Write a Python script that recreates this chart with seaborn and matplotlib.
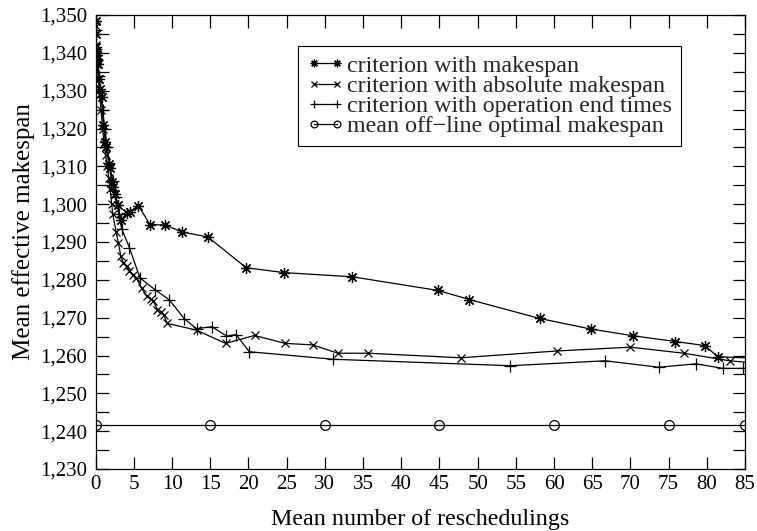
import matplotlib
matplotlib.use("Agg")
import matplotlib.pyplot as plt
import matplotlib.ticker as mticker
import seaborn as sns
import numpy as np

# ---- data ----
x_makespan = [0.0, 0.05, 0.08, 0.1, 0.15, 0.2, 0.3, 0.45, 0.6, 0.8, 1.0, 1.25, 1.4, 1.7, 1.85,
              2.1, 2.3, 2.55, 2.9, 3.3, 4.1, 4.5, 5.6, 7.1, 9.1, 11.25, 14.7, 19.7, 24.7, 33.6,
              44.8, 48.9, 58.1, 64.8, 70.4, 75.9, 79.8, 81.4, 85.8]
y_makespan = [1348.5, 1345.0, 1341.5, 1340.5, 1339.5, 1338.5, 1337.0, 1333.0, 1330.5, 1328.3, 1320.8,
              1316.4, 1315.0, 1310.7, 1309.5, 1305.8, 1304.5, 1302.7, 1299.8, 1295.7, 1297.7, 1298.0,
              1299.6, 1294.6, 1294.5, 1292.7, 1291.3, 1283.2, 1281.9, 1280.8, 1277.2, 1274.8, 1269.8,
              1267.0, 1265.2, 1263.7, 1262.6, 1259.7, 1259.3]

x_absolute = [0.0, 0.05, 0.1, 0.2, 0.35, 0.5, 0.7, 0.9, 1.1, 1.3, 1.5, 1.7, 1.9, 2.1, 2.23, 2.67,
              2.97, 3.28, 3.62, 4.07, 4.41, 4.93, 5.3, 6.0, 6.7, 7.2, 7.55, 8.07, 8.6, 8.9, 9.37,
              13.2, 17.0, 20.8, 24.8, 28.4, 31.7, 35.7, 47.8, 60.4, 70.0, 77.0, 83.0, 85.8]
y_absolute = [1347.0, 1342.0, 1340.0, 1337.0, 1333.0, 1329.0, 1325.0, 1320.0, 1316.0, 1313.0, 1310.0,
              1307.0, 1304.0, 1300.0, 1297.4, 1292.7, 1289.8, 1286.3, 1284.5, 1283.6, 1282.3, 1281.4,
              1280.6, 1277.8, 1275.6, 1275.0, 1274.5, 1272.1, 1271.6, 1270.7, 1268.5, 1266.7, 1263.2,
              1265.3, 1263.2, 1262.8, 1260.6, 1260.6, 1259.4, 1261.2, 1262.2, 1260.6, 1258.6, 1258.1]

x_endtimes = [0.0, 0.1, 0.2, 0.4, 0.6, 0.9, 1.2, 1.5, 1.8, 2.2, 2.6, 3.0, 3.41, 4.41, 5.8, 7.76,
              9.64, 11.6, 13.2, 15.2, 17.1, 18.4, 20.1, 31.1, 54.3, 66.7, 73.7, 78.6, 82.1, 84.7]
y_endtimes = [1346.0, 1341.0, 1338.0, 1334.0, 1330.0, 1325.0, 1320.0, 1315.0, 1311.0, 1306.0, 1302.0,
              1297.5, 1293.4, 1288.5, 1280.5, 1277.4, 1274.7, 1269.7, 1267.1, 1267.6, 1265.2, 1265.5,
              1261.0, 1259.0, 1257.3, 1258.6, 1256.9, 1257.8, 1256.6, 1256.6]

x_optimal = [0, 15, 30, 45, 60, 75, 85]
y_optimal = [1241.7, 1241.7, 1241.7, 1241.7, 1241.7, 1241.7, 1241.7]

labels = ["criterion with makespan", "criterion with absolute makespan",
          "criterion with operation end times", "mean off\u2212line optimal makespan"]

x_ticks = list(range(0, 90, 5))
y_ticks = list(range(1230, 1360, 10))

# ---- style ----
sns.set_theme(style="white")
plt.rcParams["font.family"] = ["Liberation Serif", "DejaVu Serif"]
plt.rcParams["axes.edgecolor"] = "black"
plt.rcParams["axes.linewidth"] = 0.9

fig = plt.figure(figsize=(7.57, 5.31), dpi=100)
ax = fig.add_axes([95.7 / 757, 1 - 469 / 531, 649.3 / 757, 454 / 531])

common = dict(color="black", linewidth=0.9, sort=False, estimator=None, ax=ax)
sns.lineplot(x=x_makespan, y=y_makespan, marker=(8, 2, 0), markersize=8,
             markeredgewidth=0.9, markeredgecolor="black", label=labels[0], **common)
sns.lineplot(x=x_absolute, y=y_absolute, marker="x", markersize=5.5,
             markeredgewidth=0.9, markeredgecolor="black", label=labels[1], **common)
sns.lineplot(x=x_endtimes, y=y_endtimes, marker="+", markersize=8,
             markeredgewidth=0.9, markeredgecolor="black", label=labels[2], **common)
sns.lineplot(x=x_optimal, y=y_optimal, marker="o", markersize=7, markerfacecolor="none",
             markeredgewidth=0.9, markeredgecolor="black", label=labels[3], **common)

for ln in ax.get_lines():
    ln.set_clip_on(True)

ax.set_xlim(0, 85)
ax.set_ylim(1230, 1350)
ax.set_xticks(x_ticks)
ax.set_yticks(y_ticks)
ax.yaxis.set_minor_locator(mticker.MultipleLocator(5))
ax.yaxis.set_major_formatter(mticker.FuncFormatter(lambda v, p: f"{int(round(v)):,}"))
ax.tick_params(axis="both", which="both", direction="in", top=True, right=True,
               bottom=True, left=True, length=9, width=0.9, color="black",
               labelsize=15, labelcolor="black")
ax.tick_params(axis="x", pad=4)
ax.tick_params(axis="y", pad=6)
for s in ax.spines.values():
    s.set_visible(True)
    s.set_color("black")
    s.set_linewidth(0.9)

ax.set_xlabel("Mean number of reschedulings", fontsize=17.3, labelpad=11, color="black")
ax.set_ylabel("Mean effective makespan", fontsize=18, color="black")
ax.yaxis.set_label_coords(-0.094, 0.524)

leg = ax.legend(loc="upper right", bbox_to_anchor=(0.902, 0.932), borderaxespad=0,
                fontsize=17.3, numpoints=2, handlelength=1.54, handletextpad=0.15,
                labelspacing=-0.07, borderpad=0.38, frameon=True, fancybox=False,
                edgecolor="black", framealpha=1)
leg.get_frame().set_linewidth(0.8)
for h in leg.legend_handles:
    h.set_markersize(h.get_markersize() * 0.7)

fig.savefig("out.png", dpi=100, facecolor="white")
■ ■ ■ ■ ■
**Task:** Repeat the lines of the listing above verbatim, beginning at its first line and ending at the line containing "import numpy as np", which is included. Omit pictures.

**Response for this exercise:**
Write a Python script that recreates this chart with seaborn and matplotlib.
import matplotlib
matplotlib.use("Agg")
import matplotlib.pyplot as plt
import matplotlib.ticker as mticker
import seaborn as sns
import numpy as np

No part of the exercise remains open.